» Task instructions
Print word for word the first line of the listing below and every line after it, through the line with "import pandas as pd". Leave out the pictures and the rest.

» Source material
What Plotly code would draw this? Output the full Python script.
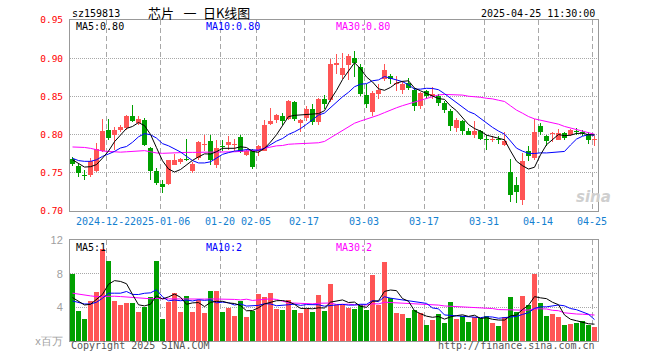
import plotly.graph_objects as go
import pandas as pd

# ---------------- data ----------------
dates = [
    "2024-12-13", "2024-12-16", "2024-12-17", "2024-12-18", "2024-12-19", "2024-12-20",
    "2024-12-23", "2024-12-24", "2024-12-25", "2024-12-26", "2024-12-27", "2024-12-30", "2024-12-31",
    "2025-01-02", "2025-01-03", "2025-01-06", "2025-01-07", "2025-01-08", "2025-01-09", "2025-01-10",
    "2025-01-13", "2025-01-14", "2025-01-15", "2025-01-16", "2025-01-17", "2025-01-20", "2025-01-21",
    "2025-01-22", "2025-01-23", "2025-01-24", "2025-01-27",
    "2025-02-05", "2025-02-06", "2025-02-07", "2025-02-10", "2025-02-11", "2025-02-12", "2025-02-13",
    "2025-02-14", "2025-02-17", "2025-02-18", "2025-02-19", "2025-02-20", "2025-02-21", "2025-02-24",
    "2025-02-25", "2025-02-26", "2025-02-27", "2025-02-28",
    "2025-03-03", "2025-03-04", "2025-03-05", "2025-03-06", "2025-03-07", "2025-03-10", "2025-03-11",
    "2025-03-12", "2025-03-13", "2025-03-14", "2025-03-17", "2025-03-18", "2025-03-19", "2025-03-20",
    "2025-03-21", "2025-03-24", "2025-03-25", "2025-03-26", "2025-03-27", "2025-03-28", "2025-03-31",
    "2025-04-01", "2025-04-02", "2025-04-03", "2025-04-07", "2025-04-08", "2025-04-09", "2025-04-10",
    "2025-04-11", "2025-04-14", "2025-04-15", "2025-04-16", "2025-04-17", "2025-04-18", "2025-04-21",
    "2025-04-22", "2025-04-23", "2025-04-24", "2025-04-25",
]

open_ = [0.768, 0.759, 0.7474, 0.7474, 0.752, 0.778, 0.8066, 0.800, 0.8066, 0.8088,
         0.824, 0.8154, 0.8197, 0.7825, 0.753, 0.7355, 0.7355, 0.7605, 0.7636, 0.7684,
         0.7518, 0.7693, 0.786, 0.791, 0.7605, 0.7855, 0.787, 0.786, 0.797, 0.7737,
         0.778, 0.779, 0.779, 0.814, 0.8197, 0.825, 0.821, 0.843, 0.8154, 0.822,
         0.833, 0.8167, 0.847, 0.8447, 0.8912, 0.878, 0.891, 0.900, 0.8886, 0.8518,
         0.8298, 0.8526, 0.8724, 0.8768, 0.866, 0.859, 0.868, 0.859, 0.837, 0.857,
         0.851, 0.8504, 0.8417, 0.8307, 0.8088, 0.8175, 0.8044, 0.800, 0.8044, 0.7934,
         0.7934, 0.7943, 0.7868, 0.7504, 0.7342, 0.7145, 0.778, 0.7693, 0.811, 0.7987,
         0.801, 0.7934, 0.802, 0.800, 0.8035, 0.8035, 0.8013, 0.7934]
high = [0.771, 0.7618, 0.754, 0.770, 0.789, 0.8206, 0.8206, 0.810, 0.8125, 0.826,
        0.8386, 0.824, 0.822, 0.7838, 0.756, 0.741, 0.767, 0.775, 0.770, 0.794,
        0.7636, 0.791, 0.800, 0.800, 0.7934, 0.7934, 0.798, 0.794, 0.800, 0.781,
        0.781, 0.7868, 0.819, 0.835, 0.8276, 0.8285, 0.8447, 0.8439, 0.821, 0.837,
        0.840, 0.848, 0.852, 0.8987, 0.905, 0.907, 0.905, 0.9096, 0.893, 0.8658,
        0.857, 0.8658, 0.892, 0.879, 0.877, 0.870, 0.8746, 0.8614, 0.8557, 0.8583,
        0.8627, 0.8526, 0.844, 0.833, 0.822, 0.8197, 0.8088, 0.8175, 0.8066, 0.800,
        0.7987, 0.798, 0.803, 0.768, 0.745, 0.7759, 0.7855, 0.8206, 0.8154, 0.800,
        0.803, 0.8075, 0.803, 0.8075, 0.8088, 0.8057, 0.803, 0.798]
low = [0.759, 0.745, 0.741, 0.744, 0.751, 0.777, 0.7925, 0.780, 0.8035, 0.806,
       0.8167, 0.812, 0.7855, 0.741, 0.734, 0.724, 0.734, 0.760, 0.762, 0.765,
       0.7496, 0.767, 0.779, 0.7605, 0.756, 0.778, 0.780, 0.778, 0.776, 0.772,
       0.755, 0.7715, 0.778, 0.813, 0.815, 0.813, 0.8197, 0.8175, 0.8035, 0.8175,
       0.8123, 0.813, 0.833, 0.843, 0.879, 0.8724, 0.872, 0.8755, 0.8504, 0.835,
       0.824, 0.846, 0.870, 0.8667, 0.857, 0.8526, 0.859, 0.8307, 0.8338, 0.846,
       0.846, 0.837, 0.8285, 0.8044, 0.803, 0.800, 0.799, 0.7956, 0.7934, 0.780,
       0.790, 0.788, 0.7846, 0.7123, 0.711, 0.708, 0.766, 0.767, 0.800, 0.7846,
       0.790, 0.7934, 0.7934, 0.7978, 0.800, 0.7987, 0.788, 0.7846]
close = [0.762, 0.7496, 0.7452, 0.766, 0.781, 0.8044, 0.7956, 0.8066, 0.8096, 0.824,
         0.8175, 0.821, 0.7868, 0.752, 0.737, 0.732, 0.767, 0.767, 0.7684, 0.767,
         0.7618, 0.790, 0.7868, 0.767, 0.7825, 0.7838, 0.790, 0.787, 0.7768, 0.778,
         0.758, 0.7846, 0.813, 0.8175, 0.826, 0.8175, 0.8439, 0.821, 0.8197, 0.833,
         0.8167, 0.847, 0.840, 0.892, 0.894, 0.887, 0.903, 0.894, 0.8535, 0.8395,
         0.8548, 0.8579, 0.8842, 0.8724, 0.868, 0.866, 0.8614, 0.837, 0.854, 0.8504,
         0.8526, 0.8417, 0.832, 0.811, 0.8189, 0.8044, 0.800, 0.8053, 0.7943, 0.7925,
         0.7947, 0.7934, 0.7912, 0.7215, 0.7254, 0.765, 0.7715, 0.803, 0.803, 0.7912,
         0.8013, 0.802, 0.7956, 0.8057, 0.803, 0.8025, 0.7925, 0.7943]

# volume, millions
volume = [8.0, 3.56, 2.6, 4.76, 5.88, 10.9, 9.56, 4.76, 4.28, 4.52,
          4.52, 3.44, 4.08, 5.28, 9.56, 2.6, 4.68, 5.72, 3.44, 5.36,
          3.44, 4.88, 3.32, 5.96, 5.96, 3.44, 3.92, 3.0, 4.76, 2.84,
          3.56, 5.6, 5.24, 5.72, 3.8, 3.68, 4.88, 3.68, 3.32, 3.8,
          3.44, 5.48, 3.56, 6.8, 4.28, 4.28, 3.96, 3.8, 4.28, 3.68,
          7.88, 4.28, 9.36, 5.08, 3.32, 3.16, 2.72, 3.68, 3.32, 1.88,
          2.48, 3.2, 2.12, 4.64, 2.6, 3.0, 2.24, 2.84, 2.72, 3.0,
          2.12, 1.76, 2.84, 5.24, 3.48, 5.36, 4.28, 8.0, 4.52, 3.0,
          3.2, 2.84, 1.88, 2.0, 2.12, 2.36, 1.88, 1.64]

# moving-average values at the start of the window (history before the chart)
ma5_head = [0.767, 0.7618, 0.7575, 0.758]
ma10_head = [0.769, 0.766, 0.765, 0.765, 0.767, 0.7715, 0.7746, 0.778, 0.7825]
ma30_head = [0.7838, 0.7838, 0.7832, 0.782, 0.780, 0.7785, 0.778, 0.7775, 0.777, 0.7775,
             0.778, 0.7793, 0.779, 0.7775, 0.776, 0.7755, 0.776, 0.7765, 0.7767, 0.7767,
             0.7767, 0.7767, 0.777, 0.777, 0.777, 0.777, 0.7775, 0.7775, 0.778]
vma5_head = [5.16, 4.76, 4.28, 4.36]
vma10_head = [4.76, 4.6, 4.4, 4.4, 4.6, 5.08, 5.68, 5.68, 5.68]
vma30_head = [5.68, 5.56, 5.4, 5.36, 5.28, 5.32, 5.36, 5.32, 5.28, 5.24,
              5.16, 5.08, 5.04, 5.02, 5.06, 5.0, 5.0, 5.0, 4.98, 4.98,
              5.0, 5.0, 4.98, 5.0, 5.0, 4.98, 4.94, 4.94, 4.88]

tick_dates = ["2024-12-23", "2025-01-06", "2025-01-20", "2025-02-05", "2025-02-17",
              "2025-03-03", "2025-03-17", "2025-03-31", "2025-04-14", "2025-04-25"]
tick_text = ["2024-12-23", "2025-01-06", "01-20", "02-05", "02-17",
             "03-03", "03-17", "03-31", "04-14", "04-25"]
price_ticks = [0.70, 0.75, 0.80, 0.85, 0.90, 0.95]
vol_ticks = [0, 4, 8, 12]
vol_tick_text = ["x百万", "4", "8", "12"]

# ---------------- styling ----------------
UP = "#ff5555"
DOWN = "#00a000"
MA5_C, MA10_C, MA30_C = "#000000", "#0000ff", "#ff00ff"
GRID = "#a8a8a8"
BORDER = "#999999"
MONO = "DejaVu Sans Mono, Liberation Mono, monospace"
CJK = "Noto Sans CJK SC, sans-serif"

W, H = 660, 360
L, R, T, B = 70, 62, 20, 19
PW, PH = W - L - R, H - T - B


def xp(px):
    return (px - L) / PW


def yp(py):
    return (H - B - py) / PH


def ma(values, w, head):
    r = pd.Series(values).rolling(w).mean().tolist()
    return list(head) + r[len(head):]


n = len(dates)
xs = list(range(n))
cols = [UP if c >= o else DOWN for o, c in zip(open_, close)]
body_base = [min(o, c) for o, c in zip(open_, close)]
body_h = [max(abs(c - o), 0.0013) for o, c in zip(open_, close)]
wick_h = [h - l for h, l in zip(high, low)]

ma5 = ma(close, 5, ma5_head)
ma10 = ma(close, 10, ma10_head)
ma30 = ma(close, 30, ma30_head)
vma5 = ma(volume, 5, vma5_head)
vma10 = ma(volume, 10, vma10_head)
vma30 = ma(volume, 30, vma30_head)

fig = go.Figure()
# wicks
fig.add_trace(go.Bar(x=xs, y=wick_h, base=low, width=1 / 6, marker=dict(color=cols, line=dict(width=0)),
                     xaxis="x", yaxis="y"))
# bodies
fig.add_trace(go.Bar(x=xs, y=body_h, base=body_base, width=5 / 6, marker=dict(color=cols, line=dict(width=0)),
                     xaxis="x", yaxis="y"))
# volume bars
fig.add_trace(go.Bar(x=xs, y=volume, width=5 / 6, marker=dict(color=cols, line=dict(width=0)),
                     xaxis="x2", yaxis="y2"))

for arr, c, nm in [(ma30, MA30_C, "MA30"), (ma10, MA10_C, "MA10"), (ma5, MA5_C, "MA5")]:
    fig.add_trace(go.Scatter(x=xs, y=arr, mode="lines", line=dict(color=c, width=1),
                             xaxis="x", yaxis="y", name=nm))
for arr, c, nm in [(vma30, MA30_C, "MA30"), (vma10, MA10_C, "MA10"), (vma5, MA5_C, "MA5")]:
    fig.add_trace(go.Scatter(x=xs, y=arr, mode="lines", line=dict(color=c, width=1),
                             xaxis="x2", yaxis="y2", name=nm))

offset = 5 / 12
grid_pos = [dates.index(d) - offset for d in tick_dates]
xrange = [-offset, n - offset]

common_x = dict(range=xrange, showgrid=True, gridcolor=GRID, griddash="5px,3px", gridwidth=1,
                tickvals=grid_pos, showticklabels=False, ticks="", zeroline=False,
                showline=True, mirror=True, linecolor=BORDER, linewidth=1, fixedrange=True)

fig.update_layout(
    width=W, height=H, margin=dict(l=L, r=R, t=T, b=B),
    paper_bgcolor="white", plot_bgcolor="white",
    showlegend=False, barmode="overlay", bargap=0, hovermode=False,
    xaxis=dict(domain=[0, 1], anchor="y", **common_x),
    xaxis2=dict(domain=[0, 1], anchor="y2", **common_x),
    yaxis=dict(domain=[yp(211), 1], range=[0.70, 0.95], anchor="x", fixedrange=True,
               tickvals=price_ticks, ticktext=[f"{v:.2f}" for v in price_ticks],
               tickfont=dict(family=MONO, size=9.5, color="#ff0000"),
               showgrid=True, gridcolor=GRID, griddash="1px,1px", gridwidth=1,
               ticks="", ticklabelstandoff=4, zeroline=False,
               showline=True, mirror=True, linecolor=BORDER, linewidth=1),
    yaxis2=dict(domain=[0, yp(240)], range=[0, 12], anchor="x2", fixedrange=True,
                tickvals=vol_ticks, ticktext=vol_tick_text,
                tickfont=dict(family="Liberation Sans, Arial, sans-serif", size=11, color="#a0a0a0"),
                showgrid=True, gridcolor=GRID, griddash="1px,1px", gridwidth=1,
                ticks="", ticklabelstandoff=4, zeroline=False,
                showline=True, mirror=True, linecolor=BORDER, linewidth=1),
)

ann = []


def text(s, px, py, color="#000000", size=10, family=MONO, xanchor="left", **kw):
    ann.append(dict(text=s, x=xp(px), y=yp(py), xref="paper", yref="paper", showarrow=False,
                    xanchor=xanchor, yanchor="middle", font=dict(family=family, size=size, color=color), **kw))


# header
text("sz159813", 70, 13)
text("芯片\u2002\u00a0一\u2002日K线图", 199, 12.5, size=13, family=CJK, xanchor="center")
text("2025-04-25 11:30:00", 597, 13, xanchor="right")
# MA legends
text("MA5:0.80", 74, 26, MA5_C)
text("MA10:0.80", 204, 26, MA10_C)
text("MA30:0.80", 334, 26, MA30_C)
text("MA5:1", 74, 247, MA5_C)
text("MA10:2", 204, 247, MA10_C)
text("MA30:2", 334, 247, MA30_C)
# footer
text("Copyright 2025 SINA.COM", 69, 346, "#555555")
text("http://finance.sina.com.cn", 597, 346, "#555555", xanchor="right")
# watermark
text("<b><i>sina</i></b>", 574, 197, "#cfcfcf", size=15, family="DejaVu Sans, sans-serif")

# x tick labels (later labels cover earlier ones, as in the original)
for pos, lab in zip(grid_pos, tick_text):
    ann.append(dict(text=lab, x=pos, y=yp(221), xref="x", yref="paper", showarrow=False,
                    xanchor="center", yanchor="middle", bgcolor="white", borderpad=0,
                    font=dict(family=MONO, size=10, color="#1480d0")))

fig.update_layout(annotations=ann)
fig.write_html("out.html", config={"displayModeBar": False, "staticPlot": True},
               post_script="document.body.style.margin='0px';")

» Task solution
What Plotly code would draw this? Output the full Python script.
import plotly.graph_objects as go
import pandas as pd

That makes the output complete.